Air America And Its Faux Progressive Programming Shuts Down

Air America, the groundbreaking talk radio network that started out as a lone beacon of real progressive programming, finally ended its long, slow agonizing five year death spiral and breathed it last this afternoon. I loved this network’s original lineup when it started out in March of 2004 with a real life hard hitting progressive/liberal time slots that included the likes of Marc Maron, Sam Sedar, Janine Garafalo, Rachel Maddow, and my favorite and future U.S. Senator from Minnesota, Al Franken. For a variety of economic reasons and changes in executive management the network began making changes in its programming and letting original lineup hosts go until they all either went their own way or were forced off the air for one reason or another.

I felt the liberal perspective was being watered down to a more moderate/centrist dynamic with the gradual disappearance of each component of its original lineup. It finally reached the point around 2007 after bankruptcy filings and ownership changes where its progressive perspective was no longer viable as a liberal network outlet. The final nail in the coffin was when Al Franken left to run for the U.S. Senate and a self described raconteur named “Lionel” dropped into the future U.S. Senator’s prime slot from 3 – 6pm. The first pronouncement by this waste of airtime was he was not a liberal or progressive but a critic at large of all things political. In other words he presented a so called moderate view within the context of conservative framing of each issue he brought up or covered. It was at this point I decided I was done with the entire network.

By then I was rooting for its demise because of its continuous use of a false label of progressive programming under the guise of self-serving non-political personalities such as Montel Williams and others.
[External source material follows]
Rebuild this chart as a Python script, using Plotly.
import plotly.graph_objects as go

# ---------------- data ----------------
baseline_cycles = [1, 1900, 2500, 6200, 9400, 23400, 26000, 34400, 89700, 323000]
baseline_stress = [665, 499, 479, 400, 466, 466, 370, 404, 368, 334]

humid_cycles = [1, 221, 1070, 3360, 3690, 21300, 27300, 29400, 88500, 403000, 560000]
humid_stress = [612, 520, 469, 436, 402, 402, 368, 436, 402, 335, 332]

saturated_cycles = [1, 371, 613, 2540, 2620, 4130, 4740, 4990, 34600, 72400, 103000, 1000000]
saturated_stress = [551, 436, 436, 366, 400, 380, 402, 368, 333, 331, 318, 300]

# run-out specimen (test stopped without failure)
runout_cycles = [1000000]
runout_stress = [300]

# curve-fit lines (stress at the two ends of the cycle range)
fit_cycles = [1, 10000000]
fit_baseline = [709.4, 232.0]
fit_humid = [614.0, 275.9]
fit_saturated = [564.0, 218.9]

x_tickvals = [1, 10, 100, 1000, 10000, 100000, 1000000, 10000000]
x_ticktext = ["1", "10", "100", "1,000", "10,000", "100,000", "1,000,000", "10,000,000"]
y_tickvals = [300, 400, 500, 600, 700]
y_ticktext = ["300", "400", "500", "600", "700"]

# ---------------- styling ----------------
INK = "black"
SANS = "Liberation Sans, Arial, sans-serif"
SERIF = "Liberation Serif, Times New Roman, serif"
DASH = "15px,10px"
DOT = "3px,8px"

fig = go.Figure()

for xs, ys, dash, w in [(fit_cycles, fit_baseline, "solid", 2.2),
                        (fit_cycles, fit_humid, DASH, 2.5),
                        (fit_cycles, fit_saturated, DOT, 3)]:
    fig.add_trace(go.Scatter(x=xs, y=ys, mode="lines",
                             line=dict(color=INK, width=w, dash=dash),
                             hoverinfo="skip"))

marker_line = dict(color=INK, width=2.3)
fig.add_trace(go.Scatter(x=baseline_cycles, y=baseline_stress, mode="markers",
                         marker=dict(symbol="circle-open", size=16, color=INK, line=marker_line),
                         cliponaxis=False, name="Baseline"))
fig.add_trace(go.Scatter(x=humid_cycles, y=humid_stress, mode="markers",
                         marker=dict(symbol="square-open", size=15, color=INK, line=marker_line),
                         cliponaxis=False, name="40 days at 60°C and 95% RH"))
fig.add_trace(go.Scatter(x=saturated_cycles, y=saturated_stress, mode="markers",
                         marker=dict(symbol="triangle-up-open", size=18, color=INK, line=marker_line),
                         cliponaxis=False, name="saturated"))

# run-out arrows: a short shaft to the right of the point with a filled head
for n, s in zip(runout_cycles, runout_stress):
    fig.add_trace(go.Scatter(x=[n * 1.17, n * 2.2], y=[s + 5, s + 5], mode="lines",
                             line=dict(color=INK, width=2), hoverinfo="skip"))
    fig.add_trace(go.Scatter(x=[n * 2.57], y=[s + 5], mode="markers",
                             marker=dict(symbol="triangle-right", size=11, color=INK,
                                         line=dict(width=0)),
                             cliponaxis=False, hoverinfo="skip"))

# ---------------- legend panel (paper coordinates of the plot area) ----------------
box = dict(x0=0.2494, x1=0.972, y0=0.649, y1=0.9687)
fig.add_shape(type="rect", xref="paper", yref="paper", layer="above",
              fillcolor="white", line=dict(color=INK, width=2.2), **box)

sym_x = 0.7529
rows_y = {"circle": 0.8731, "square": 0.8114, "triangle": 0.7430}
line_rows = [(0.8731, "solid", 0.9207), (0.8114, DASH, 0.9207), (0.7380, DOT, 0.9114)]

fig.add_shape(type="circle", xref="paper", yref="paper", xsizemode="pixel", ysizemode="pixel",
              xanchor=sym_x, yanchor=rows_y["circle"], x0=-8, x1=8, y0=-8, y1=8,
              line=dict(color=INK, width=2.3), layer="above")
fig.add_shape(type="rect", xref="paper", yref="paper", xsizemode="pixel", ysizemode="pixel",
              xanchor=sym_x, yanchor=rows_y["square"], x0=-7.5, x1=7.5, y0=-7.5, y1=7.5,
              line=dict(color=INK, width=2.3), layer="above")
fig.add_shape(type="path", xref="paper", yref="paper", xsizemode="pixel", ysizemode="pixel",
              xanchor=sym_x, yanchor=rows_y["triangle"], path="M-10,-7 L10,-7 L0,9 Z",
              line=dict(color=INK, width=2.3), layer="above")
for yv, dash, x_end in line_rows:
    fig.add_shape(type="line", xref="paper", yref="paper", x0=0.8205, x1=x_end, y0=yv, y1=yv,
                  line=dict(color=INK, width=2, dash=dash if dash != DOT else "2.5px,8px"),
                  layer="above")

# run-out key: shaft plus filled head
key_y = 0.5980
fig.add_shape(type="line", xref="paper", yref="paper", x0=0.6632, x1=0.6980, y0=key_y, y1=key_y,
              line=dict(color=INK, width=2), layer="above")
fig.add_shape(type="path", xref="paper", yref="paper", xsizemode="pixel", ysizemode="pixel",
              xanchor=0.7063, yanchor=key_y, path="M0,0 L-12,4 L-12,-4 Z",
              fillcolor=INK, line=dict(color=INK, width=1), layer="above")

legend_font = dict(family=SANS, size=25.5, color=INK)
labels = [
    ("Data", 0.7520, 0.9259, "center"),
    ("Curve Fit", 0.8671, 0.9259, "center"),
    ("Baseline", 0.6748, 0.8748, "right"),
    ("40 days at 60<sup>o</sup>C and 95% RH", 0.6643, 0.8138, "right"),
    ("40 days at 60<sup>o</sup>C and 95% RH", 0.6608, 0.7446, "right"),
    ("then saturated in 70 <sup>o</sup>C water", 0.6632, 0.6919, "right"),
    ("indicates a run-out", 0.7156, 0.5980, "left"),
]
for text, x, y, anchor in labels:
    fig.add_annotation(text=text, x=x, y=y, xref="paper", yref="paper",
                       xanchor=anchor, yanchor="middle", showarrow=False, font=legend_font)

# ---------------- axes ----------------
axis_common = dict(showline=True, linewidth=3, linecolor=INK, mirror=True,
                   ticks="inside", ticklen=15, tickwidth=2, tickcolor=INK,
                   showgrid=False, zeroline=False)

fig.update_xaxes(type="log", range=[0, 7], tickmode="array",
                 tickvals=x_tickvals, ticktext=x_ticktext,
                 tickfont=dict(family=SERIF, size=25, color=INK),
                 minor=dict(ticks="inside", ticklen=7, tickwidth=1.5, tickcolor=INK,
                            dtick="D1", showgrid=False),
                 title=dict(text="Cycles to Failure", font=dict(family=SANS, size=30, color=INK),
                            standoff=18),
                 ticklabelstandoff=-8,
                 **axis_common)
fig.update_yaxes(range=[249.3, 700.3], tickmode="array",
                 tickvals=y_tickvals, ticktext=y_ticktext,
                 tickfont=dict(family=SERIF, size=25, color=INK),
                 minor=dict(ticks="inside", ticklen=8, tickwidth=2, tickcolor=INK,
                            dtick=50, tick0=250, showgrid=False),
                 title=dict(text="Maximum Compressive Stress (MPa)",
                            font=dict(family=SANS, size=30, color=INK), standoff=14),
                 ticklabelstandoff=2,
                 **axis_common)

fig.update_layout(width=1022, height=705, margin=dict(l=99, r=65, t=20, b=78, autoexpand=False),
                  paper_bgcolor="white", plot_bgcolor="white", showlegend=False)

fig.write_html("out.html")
I just wanted to blow the thing up and start over with a real network that served the liberal/progressive cause.

Currently former Republicans Ed Shultz and Stephanie Miller are the recognizable faces representing the liberal/progressive perspective. Both aren’t quite my cup of tea personality wise but I know the market has room for a such voices as Tom Hartman and Mike Mallory that would go along way toward moving some segments of the media away from right wing conservative issue framing and give the public a fresher view of progressive ideas and policy solutions.